Schattenfänger
Als technisches Medium ist die Fotografie dem menschlichen Auge überlegen,
nicht nur, weil sie kürzeste Augenblicke sichtbar machen, sondern auch
lange Zeiträume zu einem Bild kondensieren kann – Bilder die sich nur der
Wahrnehmung des Kamera-Auges bieten.
In seinem Werk beschäftigt sich Fritz Simak seit den frühen 1970er Jahren
mit Fotografien, die die technischen Möglichkeiten des Mediums ausloten,
mit dem Sichtbarmachen von Unsichtbarem, nicht Wahrnehmbarem oder
übersehenem.
Auch in seinen Schattenbildern ist es Fritz Simak um dieses Grund-Paradigma
der Fotografie getan. Das Spiel der nächtlichen Schatten auf der Mauer des
Schlosses Schönbrunn ist in mehrerer Hinsicht beachtenswert. Das Mauerstück
befindet sich nur 50 Meter rechts neben dem Haupteingang, an dem Jahr für
Jahr über 300.000 Touristen und Einheimische vorbeikommen ohne die
grafischen Formen zu bemerken. Die Fotografien sind analog mit den Lichtern
der Nacht entstanden, mit der Straßenbeleuchtung, den vorbeifahrenden Autos
und dem Mondlicht. Sie zeigen ein Abbild des flüchtigsten Dings — das gar
kein Abbild ist — dem Schatten.

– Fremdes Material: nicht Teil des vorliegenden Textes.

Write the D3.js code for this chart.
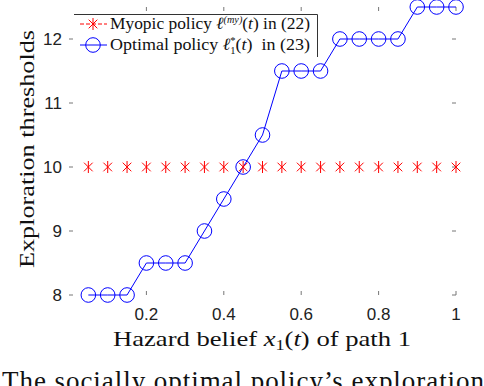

Sichtbar gemacht durch lange
Belichtungszeit und abgezogen als nicht manipulierte Gelatin silver prints.
Wie sich Licht und Schatten auf der fotografischen Emulsion abzeichnen,
zeichnen sich die Schatten auf der Mauer ab. Das eigentliche Objekt, ist im
Bild abwesend. Vereinzelt sind Ausschnitte der Bäume als materielle
Referenz sichtbar. Assoziationen zu Platons Höhlengleichnis, zu
Traumbildern, aber auch zu Werken der Subjektiven Fotografie der 1950er
Jahre tauchen auf und zeigen einmal mehr Simaks tiefe Verwurzelung in der
klassischen Fotografie und ihrer Geschichte.